Pressure-Induced Li+ Migration and Second-Order Phase Transition in LiNbO3: Yb/Er Nanocrystals Revealed by Variable-Pressure Optical and Impedance Studies

Pressure is a key thermodynamic parameter for modulating the crystal lattice and physical properties of ionic conductors. It is essential to probe the pressure-induced ion migration and the resulting structure variation in ionic conductors; yet, it remains a challenge to date. Herein, we report an in situ study on the ionic conductor of LiNbO3: Yb/Er nanocrystals were characterized with variable-pressure optical and impedance spectroscopy. It is found that LiNbO3: Yb/Er nanocrystals undergo a second-order phase transition near 6 GPa, which is triggered by Li+ migration.

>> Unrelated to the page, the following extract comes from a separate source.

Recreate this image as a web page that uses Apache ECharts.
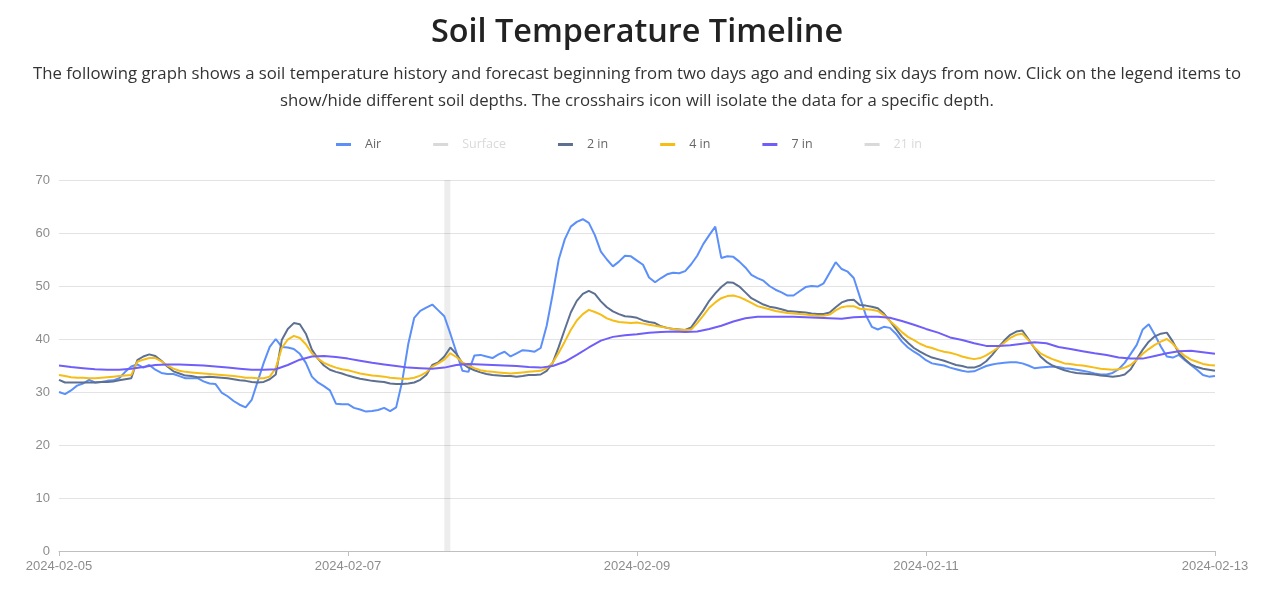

The surge of impedance upon elevated pressure may be dominated by the fracture of the symbiotic catenuliform nanocrystals and the rearrangement of the nanocrystals. The diffusion coefficient of Li+ should be combinedly influenced by the dynamic interface among nanocrystals, phase transition, and the newly formed defects. The study not only presents an alternative optical technique to probe the pressure-induced ion migration but also gives a perspective on the influence of crystal morphology on pressure-induced Li+ ion diffusion in ionic conductors.